La culture rend-elle intolérant à l’égard des œuvres ?
Vous avez quatre heures.
Je pourrais pondre un papier conséquent qui s’appliquerait à tailler un costard à Green Book. J’y fustigerais son académisme, la pesanteur de sa démonstration, son système péniblement binaire (le noir fait la leçon au blanc, qui lui rendra la pareille dans une demie heure, les deux arrestations par la police, un concert annulé par dignité devant des rupins occasionne un vrai moment de concorde avec des vrais gens, etc.), la pénibilité de sa bande originale (ami spectateur, entend ces notes de piano qui t’invitent à la tristesse sur cette scène délicatement pathétique), ses aphorismes bon marché (« Dignity always prevails », « It takes courage to change people’s heart »)… J’ajouterais la caution condamnable du film taillé pour les oscars, la bonne conscience habituelle des américains qui, avec un verni bien-pensant, pansent leurs plaies à renfort de jolies histoires, et le tout serait emballé.

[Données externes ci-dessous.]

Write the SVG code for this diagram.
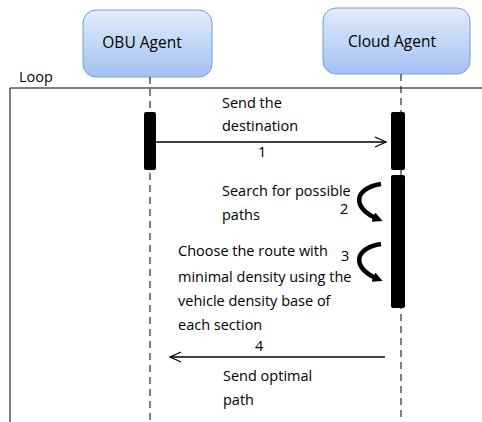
<svg xmlns="http://www.w3.org/2000/svg" width="482" height="422" viewBox="0 0 482 422">
<defs>
<linearGradient id="g" x1="0" y1="0" x2="0" y2="1">
<stop offset="0" stop-color="#e3ecfb"/>
<stop offset="1" stop-color="#a3c1f3"/>
</linearGradient>
<marker id="open" markerWidth="14" markerHeight="12" refX="12" refY="6" orient="auto" markerUnits="userSpaceOnUse">
<path d="M1,1 L12,6 L1,11" fill="none" stroke="#000" stroke-width="1.3"/>
</marker>
<marker id="solid" markerWidth="10" markerHeight="10" refX="5" refY="5" orient="auto" markerUnits="userSpaceOnUse">
<path d="M0,0 L10,5 L0,10 Z" fill="#000"/>
</marker>
</defs>
<style>
.box{fill:url(#g);stroke:#7c9bd0;stroke-width:1}
.t{font-family:"Open Sans","Liberation Sans",sans-serif;font-size:14.5px;fill:#000}
.h{font-size:15.5px}
.life{stroke:#000;stroke-width:1;stroke-dasharray:7,5}
.act{fill:#000}
.msg{stroke:#000;stroke-width:1.3;fill:none}
.self{stroke:#000;stroke-width:4.5;fill:none}
</style>
<rect width="482" height="422" fill="#fff"/>
<g id="loop">
<path d="M482,88 H10 V422" fill="none" stroke="#000" stroke-width="1"/>
<text class="t" x="19" y="82">Loop</text>
</g>
<g id="obu">
<rect class="box" x="83" y="10" width="129" height="67" rx="13"/>
<text class="t h" x="142" y="48" text-anchor="middle">OBU Agent</text>
<line class="life" x1="150" y1="77" x2="150" y2="422"/>
<rect class="act" x="144" y="112" width="12" height="58" rx="2"/>
</g>
<g id="cloud">
<rect class="box" x="323" y="8" width="147" height="66" rx="13"/>
<text class="t h" x="392" y="47" text-anchor="middle">Cloud Agent</text>
<line class="life" x1="401" y1="74" x2="401" y2="422"/>
<rect class="act" x="391" y="112" width="14" height="58" rx="2"/>
<rect class="act" x="391" y="175" width="14" height="133" rx="2"/>
</g>
<g id="connectors">
<line class="msg" x1="156" y1="142" x2="386" y2="142" marker-end="url(#open)"/>
<path class="self" d="M381,184 C354,188 351,208 378,219" marker-end="url(#solid)"/>
<path class="self" d="M381,244 C354,248 351,268 378,279" marker-end="url(#solid)"/>
<line class="msg" x1="385" y1="357" x2="170" y2="357" marker-end="url(#open)"/>
</g>
<g id="labels">
<text class="t" x="222" y="108">Send the</text>
<text class="t" x="222" y="131">destination</text>
<text class="t" x="258" y="157">1</text>
<text class="t" x="222" y="196">Search for possible</text>
<text class="t" x="222" y="220">paths</text>
<text class="t" x="340" y="214">2</text>
<text class="t" x="178" y="256">Choose the route with</text>
<text class="t" x="178" y="282">minimal density using the</text>
<text class="t" x="178" y="306">vehicle density base of</text>
<text class="t" x="178" y="330">each section</text>
<text class="t" x="341" y="261">3</text>
<text class="t" x="255" y="351">4</text>
<text class="t" x="223" y="381">Send optimal</text>
<text class="t" x="223" y="405">path</text>
</g>
</svg>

Je me demandais, tout de même, en sortant de la salle, d’où provenait mon irritation. Green Book n’est pas un film malhonnête, il n’est pas prétentieux, il ne prend personne de haut. Ma gêne vient de ce que j’en vois les coutures, un peu partout, régulièrement, et que cela gâche le plaisir. A chaque fois, je regrette une recette un peu forcée, un dialogue un peu trop didactique, une certaine maladresse dans la volonté de nous présenter un parcours qui fait progresser l’un comme l’autre – et avec lui, espère-t-on, le spectateur.
Certains ont abusivement évoqué Capra pour ce feel good movie ; et je me suis rendu compte que je questionne beaucoup moins les coutures chez lui. Parce qu’il a posé les fondations du genre ? Parce qu’on excuse davantage les pionniers ?

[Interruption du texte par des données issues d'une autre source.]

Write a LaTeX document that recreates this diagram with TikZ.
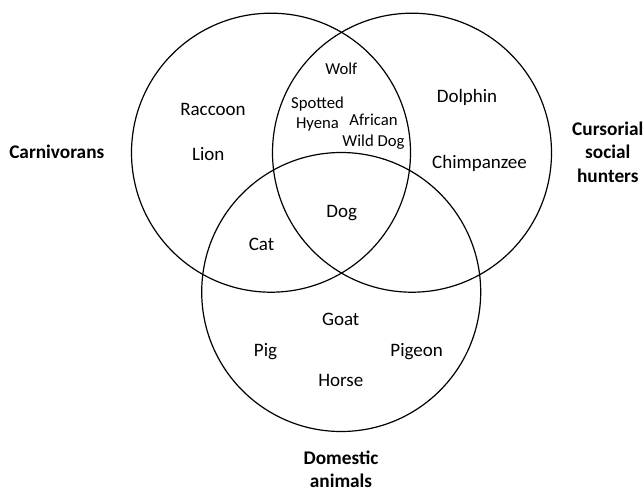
\documentclass[tikz,border=0pt]{standalone}
\usepackage{fontspec}
\setmainfont{Carlito}
\begin{document}
\begin{tikzpicture}[x=1pt,y=-1pt,
  ring/.style={circle,draw,line width=1.2pt,minimum size=279pt,inner sep=0pt,outer sep=0pt},
  item/.style={font=\fontsize{19}{23}\selectfont,anchor=base,inner sep=0pt},
  small/.style={font=\fontsize{16.7}{20.5}\selectfont,anchor=base,align=center,inner sep=0pt},
  settitle/.style={font=\fontsize{19.3}{23.7}\selectfont\bfseries,anchor=base,align=center,inner sep=0pt}]
\useasboundingbox (0,0) rectangle (644,490);
\fill[white] (0,0) rectangle (644,490);
% sets
\node[ring] (carn) at (271,152.7) {};
\node[ring] (hunt) at (412,152.7) {};
\node[ring] (dom) at (341.2,292) {};
% set titles (base anchor = last line's baseline)
\node[settitle] (tcarn) at (56.8,158) {Carnivorans};
\node[settitle,font=\fontsize{19.3}{23.7}\selectfont\bfseries] (thunt) at (607.8,182.5) {Cursorial\\social\\hunters};
\node[settitle,font=\fontsize{19.3}{22.4}\selectfont\bfseries] (tdom) at (341,487) {Domestic\\animals};
% members
\node[small] (wolf) at (341.3,74.3) {Wolf};
\node[small,font=\fontsize{16.7}{20}\selectfont] (hyena) at (317.5,128.3) {Spotted\\Hyena};
\node[small,font=\fontsize{16.7}{21}\selectfont] (awd) at (373.5,146) {African\\Wild Dog};
\node[item] (raccoon) at (213,115.7) {Raccoon};
\node[item] (lion) at (208.3,160) {Lion};
\node[item] (dolphin) at (467,102) {Dolphin};
\node[item] (chimp) at (479.5,168) {Chimpanzee};
\node[item] (dog) at (341.8,217) {Dog};
\node[item] (cat) at (261.5,250) {Cat};
\node[item] (goat) at (340.7,325) {Goat};
\node[item] (pig) at (265.5,356.5) {Pig};
\node[item] (pigeon) at (416.7,356) {Pigeon};
\node[item] (horse) at (340.8,386) {Horse};
\end{tikzpicture}
\end{document}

C’est tout de même une vraie question. Plus on voit des films, plus notre regard s’aiguise contre la redite ou le manque de finesse, sacrifiant sur l’autel de l’originalité un grand nombre d’initiatives tout à fait honnêtes et honorables.
L’angle de vision d’un même spectateur peut considérablement évoluer sur le même film en fonction de son état d’esprit. Je sais, par exemple, que j’aurais beaucoup plus aimé Green Book si je l’avais vu avec mes enfants. Et là, Capra se rappelle à mon bon souvenir.

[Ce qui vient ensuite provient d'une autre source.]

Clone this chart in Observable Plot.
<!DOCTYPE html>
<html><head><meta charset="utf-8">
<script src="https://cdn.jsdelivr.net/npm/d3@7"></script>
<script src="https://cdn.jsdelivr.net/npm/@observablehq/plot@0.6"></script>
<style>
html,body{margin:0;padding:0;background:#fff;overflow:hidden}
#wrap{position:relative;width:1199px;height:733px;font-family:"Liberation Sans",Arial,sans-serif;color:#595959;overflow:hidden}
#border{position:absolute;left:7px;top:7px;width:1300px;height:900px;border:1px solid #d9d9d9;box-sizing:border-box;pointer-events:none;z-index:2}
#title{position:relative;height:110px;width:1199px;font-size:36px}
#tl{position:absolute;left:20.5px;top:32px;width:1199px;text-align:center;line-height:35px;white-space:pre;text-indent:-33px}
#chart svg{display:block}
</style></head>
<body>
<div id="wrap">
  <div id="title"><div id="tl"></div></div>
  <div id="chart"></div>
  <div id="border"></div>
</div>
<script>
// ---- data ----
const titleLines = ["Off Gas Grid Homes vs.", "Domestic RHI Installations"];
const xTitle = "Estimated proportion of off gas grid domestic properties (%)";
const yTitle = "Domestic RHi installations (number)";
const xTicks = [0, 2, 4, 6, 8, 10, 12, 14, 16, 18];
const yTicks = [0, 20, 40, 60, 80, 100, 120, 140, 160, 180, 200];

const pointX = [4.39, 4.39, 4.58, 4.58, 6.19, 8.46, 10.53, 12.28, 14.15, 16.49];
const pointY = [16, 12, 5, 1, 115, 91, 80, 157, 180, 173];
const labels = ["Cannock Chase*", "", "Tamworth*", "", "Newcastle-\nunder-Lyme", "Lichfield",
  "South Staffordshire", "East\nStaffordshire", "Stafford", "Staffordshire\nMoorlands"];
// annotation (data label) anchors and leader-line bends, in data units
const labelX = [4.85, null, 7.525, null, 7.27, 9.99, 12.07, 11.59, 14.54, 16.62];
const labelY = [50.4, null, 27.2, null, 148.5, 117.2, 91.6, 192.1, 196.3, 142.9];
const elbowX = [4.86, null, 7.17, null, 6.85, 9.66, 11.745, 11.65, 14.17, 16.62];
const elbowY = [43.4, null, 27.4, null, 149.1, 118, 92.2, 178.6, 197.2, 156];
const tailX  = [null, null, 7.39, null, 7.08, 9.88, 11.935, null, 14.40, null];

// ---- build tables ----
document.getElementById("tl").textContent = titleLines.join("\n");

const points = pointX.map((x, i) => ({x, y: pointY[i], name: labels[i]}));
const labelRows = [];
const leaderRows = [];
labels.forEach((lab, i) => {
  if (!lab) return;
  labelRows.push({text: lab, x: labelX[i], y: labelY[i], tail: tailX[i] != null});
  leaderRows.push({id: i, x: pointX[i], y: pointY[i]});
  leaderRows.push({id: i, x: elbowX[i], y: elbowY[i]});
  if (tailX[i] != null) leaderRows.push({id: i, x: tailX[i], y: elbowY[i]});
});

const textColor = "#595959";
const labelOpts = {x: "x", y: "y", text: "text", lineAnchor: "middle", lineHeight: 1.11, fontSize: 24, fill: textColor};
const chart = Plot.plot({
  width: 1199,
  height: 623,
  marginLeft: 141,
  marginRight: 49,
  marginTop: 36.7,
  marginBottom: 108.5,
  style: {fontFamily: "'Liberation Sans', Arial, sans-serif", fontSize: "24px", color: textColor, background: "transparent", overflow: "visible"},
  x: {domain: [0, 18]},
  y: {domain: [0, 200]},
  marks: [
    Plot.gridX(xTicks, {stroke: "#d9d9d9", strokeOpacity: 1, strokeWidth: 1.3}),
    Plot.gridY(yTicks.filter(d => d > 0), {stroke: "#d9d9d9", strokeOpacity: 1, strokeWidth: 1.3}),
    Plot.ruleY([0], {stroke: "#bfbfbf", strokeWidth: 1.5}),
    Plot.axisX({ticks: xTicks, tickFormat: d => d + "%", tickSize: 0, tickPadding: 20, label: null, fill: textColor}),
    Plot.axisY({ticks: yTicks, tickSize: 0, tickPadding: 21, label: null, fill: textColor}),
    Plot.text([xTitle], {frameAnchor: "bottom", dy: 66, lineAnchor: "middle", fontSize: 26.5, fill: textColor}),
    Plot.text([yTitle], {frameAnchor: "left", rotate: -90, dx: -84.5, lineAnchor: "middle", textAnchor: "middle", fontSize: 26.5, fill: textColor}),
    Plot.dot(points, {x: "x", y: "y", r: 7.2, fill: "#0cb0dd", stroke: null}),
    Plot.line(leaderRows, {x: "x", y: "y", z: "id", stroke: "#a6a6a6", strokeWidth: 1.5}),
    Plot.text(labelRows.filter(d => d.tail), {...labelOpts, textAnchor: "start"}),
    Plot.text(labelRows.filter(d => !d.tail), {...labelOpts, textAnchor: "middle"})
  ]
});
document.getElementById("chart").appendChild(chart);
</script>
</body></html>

J’ai donc aimé Green Book : son duo savoureux, sa gouailleuse interprétation des italo-américains, sa représentation à la fois tendre, admirative et lucide du génie musicien, son humour et la tendresse avec laquelle il établit les règles d’un buddy movie visant à rendre inséparables deux individus que tout oppose, par l’ironie incomprise par l’un ou le franc parlé bienfaisant pour l’autre, l’apprentissage des lettres d’amour et la gestion des poings dans la gueule. J’ai aimé les titres 60’s qui rythment ses clubs, ces paysages qui défilent, cette carte postale d’une Amérique qu’on idéalise toujours un peu trop, parce qu’elle a su fabriquer sa propre légende, et qui prend soin de s’égratigner par instants, même si elle sait quelles limites se fixer.
La culture peut rendre intolérant à l’égard de la fiction, et des artifices qui sont forcément mobilisés dans une œuvre d’art. Mais parce qu’être cinéphile ne doit pas se confondre avec le fait d’être vivant et d’ouvrir les yeux sur le monde réel, on pourra aussi trouver, dans les œuvres sincères, de quoi nourrir son rapport à l’humanité, ses plaies, ses questions et ses contradictions.
Les coutures sont donc bien là, elles grattent un peu. Mais l’étoffe reste chatoyante et la coupe est classieuse. On fera avec.